Objective. Copy all the entries word for word, but omit the pictures.

******

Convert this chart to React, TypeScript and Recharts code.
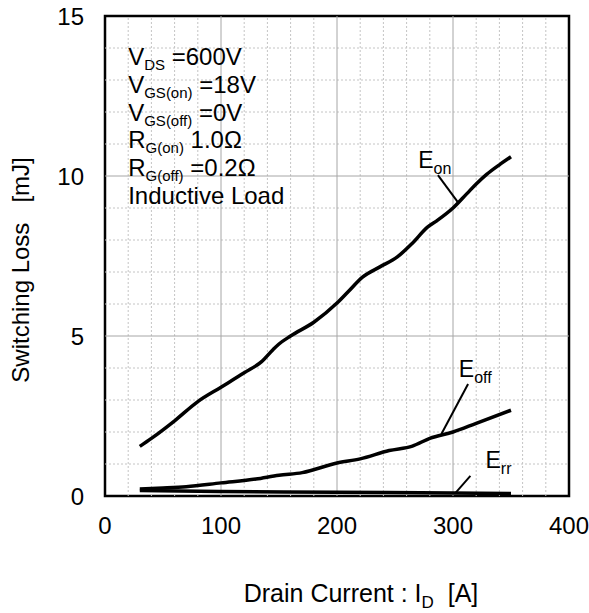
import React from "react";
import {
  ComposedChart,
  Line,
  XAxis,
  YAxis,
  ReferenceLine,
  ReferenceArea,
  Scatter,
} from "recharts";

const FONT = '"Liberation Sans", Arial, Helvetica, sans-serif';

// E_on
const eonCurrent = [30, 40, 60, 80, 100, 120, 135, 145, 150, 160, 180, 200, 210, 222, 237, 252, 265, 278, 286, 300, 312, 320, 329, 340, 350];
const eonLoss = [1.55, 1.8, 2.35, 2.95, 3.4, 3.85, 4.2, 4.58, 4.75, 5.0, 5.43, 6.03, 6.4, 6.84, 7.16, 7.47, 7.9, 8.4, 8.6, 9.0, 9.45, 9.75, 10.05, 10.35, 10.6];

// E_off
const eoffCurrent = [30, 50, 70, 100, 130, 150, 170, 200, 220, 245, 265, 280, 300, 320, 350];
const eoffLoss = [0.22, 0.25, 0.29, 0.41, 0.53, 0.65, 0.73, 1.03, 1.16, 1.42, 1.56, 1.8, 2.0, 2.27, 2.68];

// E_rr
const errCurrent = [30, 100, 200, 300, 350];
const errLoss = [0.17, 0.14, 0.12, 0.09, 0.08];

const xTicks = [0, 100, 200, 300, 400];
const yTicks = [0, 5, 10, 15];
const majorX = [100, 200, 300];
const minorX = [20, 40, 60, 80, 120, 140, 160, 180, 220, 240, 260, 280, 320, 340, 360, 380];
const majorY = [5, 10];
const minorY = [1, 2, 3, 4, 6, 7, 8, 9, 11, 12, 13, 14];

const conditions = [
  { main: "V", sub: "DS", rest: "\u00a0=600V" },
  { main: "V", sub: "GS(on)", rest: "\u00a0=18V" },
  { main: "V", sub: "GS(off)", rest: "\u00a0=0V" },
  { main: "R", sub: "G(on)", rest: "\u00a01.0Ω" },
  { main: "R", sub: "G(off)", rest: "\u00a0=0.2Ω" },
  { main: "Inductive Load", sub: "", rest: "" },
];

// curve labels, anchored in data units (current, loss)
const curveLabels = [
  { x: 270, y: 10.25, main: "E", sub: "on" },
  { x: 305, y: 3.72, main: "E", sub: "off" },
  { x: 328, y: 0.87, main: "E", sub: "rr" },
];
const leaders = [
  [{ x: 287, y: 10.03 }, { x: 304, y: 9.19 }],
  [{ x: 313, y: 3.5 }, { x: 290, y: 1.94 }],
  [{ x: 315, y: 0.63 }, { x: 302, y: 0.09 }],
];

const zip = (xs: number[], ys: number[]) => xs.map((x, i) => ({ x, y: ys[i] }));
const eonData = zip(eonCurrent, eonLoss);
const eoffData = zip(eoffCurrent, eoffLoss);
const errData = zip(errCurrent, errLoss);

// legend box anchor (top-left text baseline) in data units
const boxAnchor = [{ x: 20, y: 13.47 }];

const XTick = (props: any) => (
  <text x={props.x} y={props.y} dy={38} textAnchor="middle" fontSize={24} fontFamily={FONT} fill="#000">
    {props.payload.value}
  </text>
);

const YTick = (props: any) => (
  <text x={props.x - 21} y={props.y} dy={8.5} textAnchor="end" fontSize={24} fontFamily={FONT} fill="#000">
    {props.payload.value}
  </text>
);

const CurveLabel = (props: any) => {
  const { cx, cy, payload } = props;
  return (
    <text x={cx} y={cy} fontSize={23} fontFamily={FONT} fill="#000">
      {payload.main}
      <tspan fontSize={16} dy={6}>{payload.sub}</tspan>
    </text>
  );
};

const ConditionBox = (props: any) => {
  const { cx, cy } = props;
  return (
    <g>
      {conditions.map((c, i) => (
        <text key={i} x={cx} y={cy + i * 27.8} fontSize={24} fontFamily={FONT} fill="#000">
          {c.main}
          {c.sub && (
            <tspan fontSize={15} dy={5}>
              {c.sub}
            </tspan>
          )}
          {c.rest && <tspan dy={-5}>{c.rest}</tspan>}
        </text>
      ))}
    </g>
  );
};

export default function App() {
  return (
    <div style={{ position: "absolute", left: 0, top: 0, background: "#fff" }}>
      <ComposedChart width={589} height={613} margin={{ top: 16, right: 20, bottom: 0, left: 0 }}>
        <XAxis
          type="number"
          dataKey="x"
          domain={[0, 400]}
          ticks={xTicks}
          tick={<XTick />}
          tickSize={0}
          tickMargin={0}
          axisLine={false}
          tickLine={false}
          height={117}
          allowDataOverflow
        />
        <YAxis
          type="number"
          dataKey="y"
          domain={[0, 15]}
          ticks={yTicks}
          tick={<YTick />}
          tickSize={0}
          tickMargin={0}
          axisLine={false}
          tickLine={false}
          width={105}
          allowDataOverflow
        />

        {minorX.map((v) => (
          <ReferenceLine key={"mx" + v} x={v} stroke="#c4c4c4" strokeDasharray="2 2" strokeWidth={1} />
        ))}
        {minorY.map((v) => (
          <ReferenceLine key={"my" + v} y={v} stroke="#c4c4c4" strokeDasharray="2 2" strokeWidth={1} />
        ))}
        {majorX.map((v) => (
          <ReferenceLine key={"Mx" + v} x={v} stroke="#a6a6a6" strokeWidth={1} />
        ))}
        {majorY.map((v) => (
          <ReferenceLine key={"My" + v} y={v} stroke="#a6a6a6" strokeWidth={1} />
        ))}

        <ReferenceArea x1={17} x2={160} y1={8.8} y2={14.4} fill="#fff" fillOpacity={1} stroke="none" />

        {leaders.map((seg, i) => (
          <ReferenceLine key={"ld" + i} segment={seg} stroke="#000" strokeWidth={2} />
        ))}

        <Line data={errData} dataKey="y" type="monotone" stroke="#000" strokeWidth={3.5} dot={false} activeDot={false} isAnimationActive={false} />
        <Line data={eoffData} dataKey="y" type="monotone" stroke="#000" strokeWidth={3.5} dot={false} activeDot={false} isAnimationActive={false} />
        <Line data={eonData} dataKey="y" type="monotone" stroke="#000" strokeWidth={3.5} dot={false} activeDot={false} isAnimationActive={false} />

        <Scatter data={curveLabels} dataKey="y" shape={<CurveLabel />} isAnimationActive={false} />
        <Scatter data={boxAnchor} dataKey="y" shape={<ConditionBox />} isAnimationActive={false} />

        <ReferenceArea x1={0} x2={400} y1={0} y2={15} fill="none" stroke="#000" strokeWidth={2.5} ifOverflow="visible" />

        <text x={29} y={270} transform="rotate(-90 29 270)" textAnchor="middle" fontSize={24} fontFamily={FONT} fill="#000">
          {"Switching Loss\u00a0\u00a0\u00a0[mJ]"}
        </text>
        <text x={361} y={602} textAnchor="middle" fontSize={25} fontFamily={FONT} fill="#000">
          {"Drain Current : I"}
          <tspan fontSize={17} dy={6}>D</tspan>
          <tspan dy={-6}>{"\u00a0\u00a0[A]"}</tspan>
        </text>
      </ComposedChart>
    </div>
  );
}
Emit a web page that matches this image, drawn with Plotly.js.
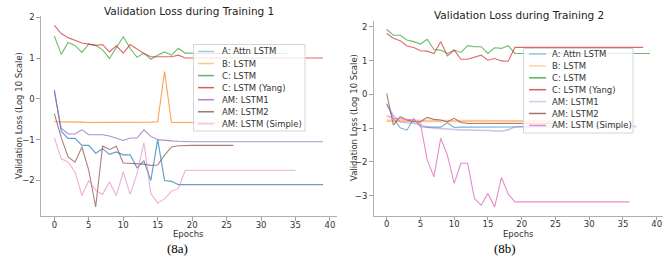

******

Solution to this exercise.
Convert this chart to React, TypeScript and Recharts code.
import React from "react";
import {
  ComposedChart,
  Line,
  XAxis,
  YAxis,
  ReferenceLine,
  ReferenceArea,
  Scatter,
} from "recharts";

const FONT = '"Liberation Sans", Arial, Helvetica, sans-serif';

// E_on
const eonCurrent = [30, 40, 60, 80, 100, 120, 135, 145, 150, 160, 180, 200, 210, 222, 237, 252, 265, 278, 286, 300, 312, 320, 329, 340, 350];
const eonLoss = [1.55, 1.8, 2.35, 2.95, 3.4, 3.85, 4.2, 4.58, 4.75, 5.0, 5.43, 6.03, 6.4, 6.84, 7.16, 7.47, 7.9, 8.4, 8.6, 9.0, 9.45, 9.75, 10.05, 10.35, 10.6];

// E_off
const eoffCurrent = [30, 50, 70, 100, 130, 150, 170, 200, 220, 245, 265, 280, 300, 320, 350];
const eoffLoss = [0.22, 0.25, 0.29, 0.41, 0.53, 0.65, 0.73, 1.03, 1.16, 1.42, 1.56, 1.8, 2.0, 2.27, 2.68];

// E_rr
const errCurrent = [30, 100, 200, 300, 350];
const errLoss = [0.17, 0.14, 0.12, 0.09, 0.08];

const xTicks = [0, 100, 200, 300, 400];
const yTicks = [0, 5, 10, 15];
const majorX = [100, 200, 300];
const minorX = [20, 40, 60, 80, 120, 140, 160, 180, 220, 240, 260, 280, 320, 340, 360, 380];
const majorY = [5, 10];
const minorY = [1, 2, 3, 4, 6, 7, 8, 9, 11, 12, 13, 14];

const conditions = [
  { main: "V", sub: "DS", rest: "\u00a0=600V" },
  { main: "V", sub: "GS(on)", rest: "\u00a0=18V" },
  { main: "V", sub: "GS(off)", rest: "\u00a0=0V" },
  { main: "R", sub: "G(on)", rest: "\u00a01.0Ω" },
  { main: "R", sub: "G(off)", rest: "\u00a0=0.2Ω" },
  { main: "Inductive Load", sub: "", rest: "" },
];

// curve labels, anchored in data units (current, loss)
const curveLabels = [
  { x: 270, y: 10.25, main: "E", sub: "on" },
  { x: 305, y: 3.72, main: "E", sub: "off" },
  { x: 328, y: 0.87, main: "E", sub: "rr" },
];
const leaders = [
  [{ x: 287, y: 10.03 }, { x: 304, y: 9.19 }],
  [{ x: 313, y: 3.5 }, { x: 290, y: 1.94 }],
  [{ x: 315, y: 0.63 }, { x: 302, y: 0.09 }],
];

const zip = (xs: number[], ys: number[]) => xs.map((x, i) => ({ x, y: ys[i] }));
const eonData = zip(eonCurrent, eonLoss);
const eoffData = zip(eoffCurrent, eoffLoss);
const errData = zip(errCurrent, errLoss);

// legend box anchor (top-left text baseline) in data units
const boxAnchor = [{ x: 20, y: 13.47 }];

const XTick = (props: any) => (
  <text x={props.x} y={props.y} dy={38} textAnchor="middle" fontSize={24} fontFamily={FONT} fill="#000">
    {props.payload.value}
  </text>
);

const YTick = (props: any) => (
  <text x={props.x - 21} y={props.y} dy={8.5} textAnchor="end" fontSize={24} fontFamily={FONT} fill="#000">
    {props.payload.value}
  </text>
);

const CurveLabel = (props: any) => {
  const { cx, cy, payload } = props;
  return (
    <text x={cx} y={cy} fontSize={23} fontFamily={FONT} fill="#000">
      {payload.main}
      <tspan fontSize={16} dy={6}>{payload.sub}</tspan>
    </text>
  );
};

const ConditionBox = (props: any) => {
  const { cx, cy } = props;
  return (
    <g>
      {conditions.map((c, i) => (
        <text key={i} x={cx} y={cy + i * 27.8} fontSize={24} fontFamily={FONT} fill="#000">
          {c.main}
          {c.sub && (
            <tspan fontSize={15} dy={5}>
              {c.sub}
            </tspan>
          )}
          {c.rest && <tspan dy={-5}>{c.rest}</tspan>}
        </text>
      ))}
    </g>
  );
};

export default function App() {
  return (
    <div style={{ position: "absolute", left: 0, top: 0, background: "#fff" }}>
      <ComposedChart width={589} height={613} margin={{ top: 16, right: 20, bottom: 0, left: 0 }}>
        <XAxis
          type="number"
          dataKey="x"
          domain={[0, 400]}
          ticks={xTicks}
          tick={<XTick />}
          tickSize={0}
          tickMargin={0}
          axisLine={false}
          tickLine={false}
          height={117}
          allowDataOverflow
        />
        <YAxis
          type="number"
          dataKey="y"
          domain={[0, 15]}
          ticks={yTicks}
          tick={<YTick />}
          tickSize={0}
          tickMargin={0}
          axisLine={false}
          tickLine={false}
          width={105}
          allowDataOverflow
        />

        {minorX.map((v) => (
          <ReferenceLine key={"mx" + v} x={v} stroke="#c4c4c4" strokeDasharray="2 2" strokeWidth={1} />
        ))}
        {minorY.map((v) => (
          <ReferenceLine key={"my" + v} y={v} stroke="#c4c4c4" strokeDasharray="2 2" strokeWidth={1} />
        ))}
        {majorX.map((v) => (
          <ReferenceLine key={"Mx" + v} x={v} stroke="#a6a6a6" strokeWidth={1} />
        ))}
        {majorY.map((v) => (
          <ReferenceLine key={"My" + v} y={v} stroke="#a6a6a6" strokeWidth={1} />
        ))}

        <ReferenceArea x1={17} x2={160} y1={8.8} y2={14.4} fill="#fff" fillOpacity={1} stroke="none" />

        {leaders.map((seg, i) => (
          <ReferenceLine key={"ld" + i} segment={seg} stroke="#000" strokeWidth={2} />
        ))}

        <Line data={errData} dataKey="y" type="monotone" stroke="#000" strokeWidth={3.5} dot={false} activeDot={false} isAnimationActive={false} />
        <Line data={eoffData} dataKey="y" type="monotone" stroke="#000" strokeWidth={3.5} dot={false} activeDot={false} isAnimationActive={false} />
        <Line data={eonData} dataKey="y" type="monotone" stroke="#000" strokeWidth={3.5} dot={false} activeDot={false} isAnimationActive={false} />

        <Scatter data={curveLabels} dataKey="y" shape={<CurveLabel />} isAnimationActive={false} />
        <Scatter data={boxAnchor} dataKey="y" shape={<ConditionBox />} isAnimationActive={false} />

        <ReferenceArea x1={0} x2={400} y1={0} y2={15} fill="none" stroke="#000" strokeWidth={2.5} ifOverflow="visible" />

        <text x={29} y={270} transform="rotate(-90 29 270)" textAnchor="middle" fontSize={24} fontFamily={FONT} fill="#000">
          {"Switching Loss\u00a0\u00a0\u00a0[mJ]"}
        </text>
        <text x={361} y={602} textAnchor="middle" fontSize={25} fontFamily={FONT} fill="#000">
          {"Drain Current : I"}
          <tspan fontSize={17} dy={6}>D</tspan>
          <tspan dy={-6}>{"\u00a0\u00a0[A]"}</tspan>
        </text>
      </ComposedChart>
    </div>
  );
}
Emit a web page that matches this image, drawn with Plotly.js.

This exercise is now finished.